In how many lines of the data does the word "that" appear? Give the number by itself.

## [Records for processing]
◆ ◆ ◆ ◆ ◆ ◆ ◆
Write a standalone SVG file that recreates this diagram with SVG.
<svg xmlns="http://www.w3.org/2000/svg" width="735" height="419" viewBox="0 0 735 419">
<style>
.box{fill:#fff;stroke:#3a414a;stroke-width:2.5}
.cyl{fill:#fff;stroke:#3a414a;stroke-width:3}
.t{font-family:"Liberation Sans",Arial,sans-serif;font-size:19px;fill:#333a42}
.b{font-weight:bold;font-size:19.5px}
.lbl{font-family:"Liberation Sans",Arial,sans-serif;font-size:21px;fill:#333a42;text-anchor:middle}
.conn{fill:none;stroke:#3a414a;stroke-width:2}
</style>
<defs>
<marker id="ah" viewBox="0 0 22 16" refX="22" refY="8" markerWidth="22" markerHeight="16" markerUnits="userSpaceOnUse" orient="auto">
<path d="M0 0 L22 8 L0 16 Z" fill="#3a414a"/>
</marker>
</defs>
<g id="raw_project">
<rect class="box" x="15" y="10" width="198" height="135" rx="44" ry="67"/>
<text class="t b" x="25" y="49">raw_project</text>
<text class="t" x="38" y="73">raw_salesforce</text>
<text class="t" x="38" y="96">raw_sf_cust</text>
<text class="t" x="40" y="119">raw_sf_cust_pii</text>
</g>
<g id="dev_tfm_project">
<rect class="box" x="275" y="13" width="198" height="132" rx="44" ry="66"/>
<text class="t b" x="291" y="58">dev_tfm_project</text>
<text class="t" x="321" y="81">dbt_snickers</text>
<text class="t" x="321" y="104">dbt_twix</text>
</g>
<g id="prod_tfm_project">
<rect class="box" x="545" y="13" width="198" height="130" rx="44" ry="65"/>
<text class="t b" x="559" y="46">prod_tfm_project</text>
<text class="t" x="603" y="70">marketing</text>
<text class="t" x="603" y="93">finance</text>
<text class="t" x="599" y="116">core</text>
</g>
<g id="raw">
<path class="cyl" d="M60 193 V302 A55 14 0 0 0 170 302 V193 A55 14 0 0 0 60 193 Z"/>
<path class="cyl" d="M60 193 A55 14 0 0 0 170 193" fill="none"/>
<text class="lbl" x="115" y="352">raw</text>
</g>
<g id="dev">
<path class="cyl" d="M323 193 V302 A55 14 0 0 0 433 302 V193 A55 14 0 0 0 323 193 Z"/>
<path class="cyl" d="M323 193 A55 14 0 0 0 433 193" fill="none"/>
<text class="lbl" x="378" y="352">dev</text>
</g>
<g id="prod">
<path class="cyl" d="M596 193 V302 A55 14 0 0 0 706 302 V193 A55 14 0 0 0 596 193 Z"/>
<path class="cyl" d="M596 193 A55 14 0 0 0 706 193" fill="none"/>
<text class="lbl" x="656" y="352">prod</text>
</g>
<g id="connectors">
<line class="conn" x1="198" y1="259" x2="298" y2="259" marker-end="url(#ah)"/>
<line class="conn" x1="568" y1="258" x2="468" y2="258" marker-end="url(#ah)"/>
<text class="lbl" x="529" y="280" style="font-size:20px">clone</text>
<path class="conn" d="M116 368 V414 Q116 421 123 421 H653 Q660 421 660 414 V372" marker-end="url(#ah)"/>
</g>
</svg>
◆ ◆ ◆ ◆ ◆ ◆ ◆
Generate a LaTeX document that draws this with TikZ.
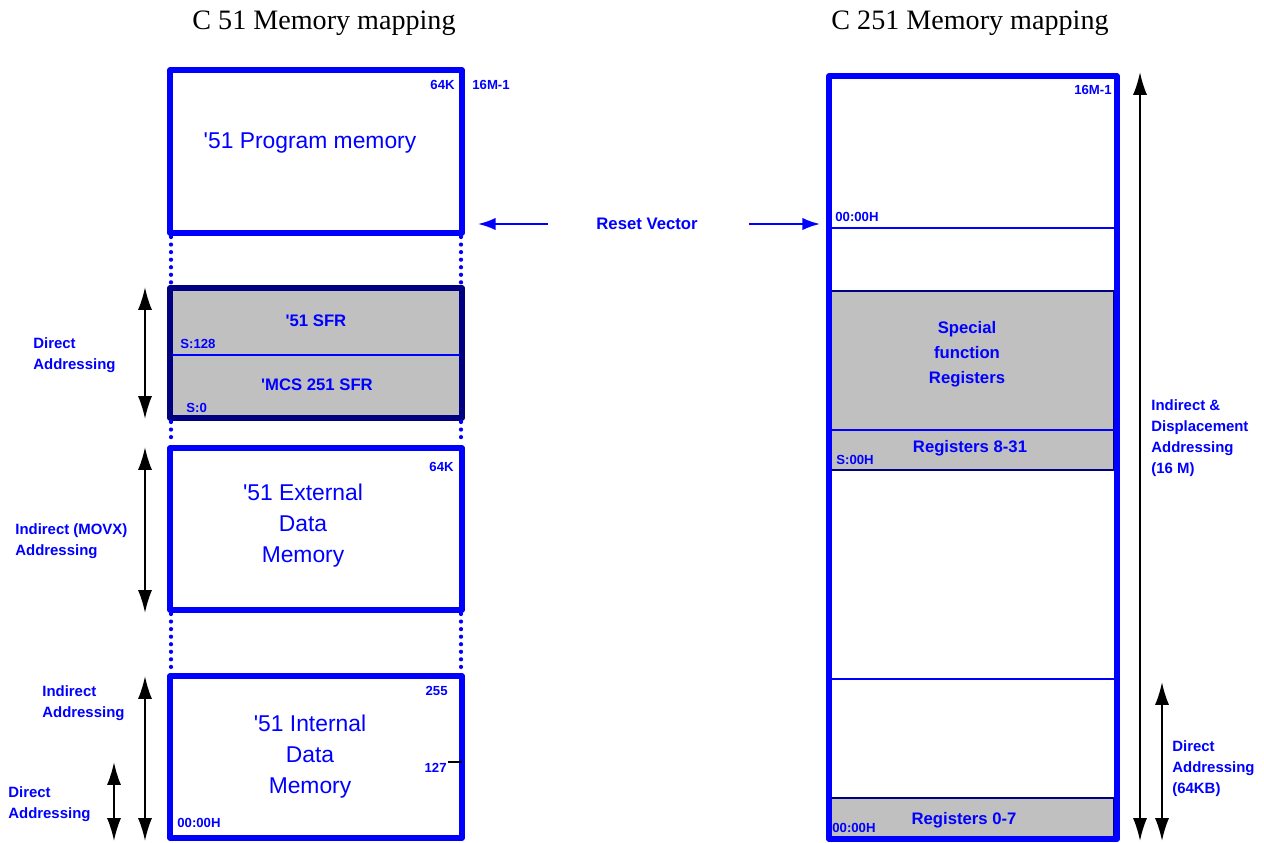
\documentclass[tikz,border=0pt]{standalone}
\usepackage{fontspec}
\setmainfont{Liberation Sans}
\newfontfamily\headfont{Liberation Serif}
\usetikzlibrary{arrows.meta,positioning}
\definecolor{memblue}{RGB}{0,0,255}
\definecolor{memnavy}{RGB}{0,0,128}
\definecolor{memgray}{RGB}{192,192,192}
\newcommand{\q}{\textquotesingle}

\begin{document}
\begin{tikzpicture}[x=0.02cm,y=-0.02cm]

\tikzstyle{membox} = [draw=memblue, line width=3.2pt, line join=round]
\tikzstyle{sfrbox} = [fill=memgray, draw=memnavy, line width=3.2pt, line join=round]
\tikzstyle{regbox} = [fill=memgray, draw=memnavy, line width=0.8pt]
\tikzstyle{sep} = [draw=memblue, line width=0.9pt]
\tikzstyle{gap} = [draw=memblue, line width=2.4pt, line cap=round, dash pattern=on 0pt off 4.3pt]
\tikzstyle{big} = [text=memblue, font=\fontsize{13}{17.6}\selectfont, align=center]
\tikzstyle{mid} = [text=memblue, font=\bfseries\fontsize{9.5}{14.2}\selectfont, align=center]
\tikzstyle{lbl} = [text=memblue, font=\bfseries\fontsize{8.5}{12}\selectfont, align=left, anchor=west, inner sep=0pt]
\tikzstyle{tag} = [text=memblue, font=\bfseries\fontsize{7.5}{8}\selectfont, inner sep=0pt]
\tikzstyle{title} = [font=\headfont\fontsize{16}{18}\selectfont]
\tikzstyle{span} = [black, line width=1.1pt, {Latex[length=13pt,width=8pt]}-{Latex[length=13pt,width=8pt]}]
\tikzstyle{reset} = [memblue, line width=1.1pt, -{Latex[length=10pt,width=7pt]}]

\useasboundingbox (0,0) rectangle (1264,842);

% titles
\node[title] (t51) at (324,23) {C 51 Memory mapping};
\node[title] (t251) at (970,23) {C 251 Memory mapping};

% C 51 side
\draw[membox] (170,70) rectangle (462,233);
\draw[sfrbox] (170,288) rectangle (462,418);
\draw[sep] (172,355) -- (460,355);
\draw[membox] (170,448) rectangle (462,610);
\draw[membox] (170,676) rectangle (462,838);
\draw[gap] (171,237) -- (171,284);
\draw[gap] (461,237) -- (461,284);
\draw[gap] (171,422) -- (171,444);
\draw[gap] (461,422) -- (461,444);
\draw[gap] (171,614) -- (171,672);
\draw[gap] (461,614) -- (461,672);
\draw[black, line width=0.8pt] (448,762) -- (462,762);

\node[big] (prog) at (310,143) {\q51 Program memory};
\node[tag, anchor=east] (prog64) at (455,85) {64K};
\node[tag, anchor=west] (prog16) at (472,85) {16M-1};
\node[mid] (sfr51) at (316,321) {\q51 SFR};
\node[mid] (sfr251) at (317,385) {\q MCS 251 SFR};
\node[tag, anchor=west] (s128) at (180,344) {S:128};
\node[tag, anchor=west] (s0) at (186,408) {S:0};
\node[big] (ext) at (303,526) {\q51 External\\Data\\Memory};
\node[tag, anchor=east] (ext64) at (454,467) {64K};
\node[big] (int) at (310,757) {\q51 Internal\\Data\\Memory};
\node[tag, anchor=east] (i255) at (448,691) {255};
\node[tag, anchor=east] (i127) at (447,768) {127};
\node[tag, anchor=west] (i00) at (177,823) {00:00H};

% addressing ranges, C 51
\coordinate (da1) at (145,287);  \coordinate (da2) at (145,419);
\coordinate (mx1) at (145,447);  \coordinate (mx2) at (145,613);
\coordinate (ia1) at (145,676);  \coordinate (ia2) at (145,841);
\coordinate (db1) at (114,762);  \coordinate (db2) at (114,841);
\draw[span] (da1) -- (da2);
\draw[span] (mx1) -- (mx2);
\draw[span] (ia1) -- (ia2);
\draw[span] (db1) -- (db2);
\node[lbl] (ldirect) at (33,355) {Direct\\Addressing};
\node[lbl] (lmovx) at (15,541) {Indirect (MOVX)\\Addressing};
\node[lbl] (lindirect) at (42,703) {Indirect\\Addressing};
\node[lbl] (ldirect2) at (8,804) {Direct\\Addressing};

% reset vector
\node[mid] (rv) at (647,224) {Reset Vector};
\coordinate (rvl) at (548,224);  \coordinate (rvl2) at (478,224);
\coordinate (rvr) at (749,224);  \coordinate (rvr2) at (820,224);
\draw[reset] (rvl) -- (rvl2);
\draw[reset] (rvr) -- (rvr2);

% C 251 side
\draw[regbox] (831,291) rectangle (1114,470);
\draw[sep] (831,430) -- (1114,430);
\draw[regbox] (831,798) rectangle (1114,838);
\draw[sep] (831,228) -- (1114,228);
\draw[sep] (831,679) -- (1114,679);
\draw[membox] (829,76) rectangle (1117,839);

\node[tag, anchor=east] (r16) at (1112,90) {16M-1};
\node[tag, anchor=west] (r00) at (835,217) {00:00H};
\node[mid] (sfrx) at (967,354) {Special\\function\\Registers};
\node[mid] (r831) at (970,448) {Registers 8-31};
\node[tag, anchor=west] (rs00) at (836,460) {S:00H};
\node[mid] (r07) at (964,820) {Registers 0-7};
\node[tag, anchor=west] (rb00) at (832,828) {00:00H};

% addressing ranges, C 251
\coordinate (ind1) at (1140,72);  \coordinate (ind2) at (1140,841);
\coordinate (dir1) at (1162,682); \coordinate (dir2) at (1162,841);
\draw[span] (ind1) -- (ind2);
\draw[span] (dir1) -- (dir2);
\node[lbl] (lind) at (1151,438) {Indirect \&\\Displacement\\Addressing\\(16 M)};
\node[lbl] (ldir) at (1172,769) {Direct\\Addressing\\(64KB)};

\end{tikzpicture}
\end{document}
◆ ◆ ◆ ◆ ◆ ◆ ◆
## [Solution below]
2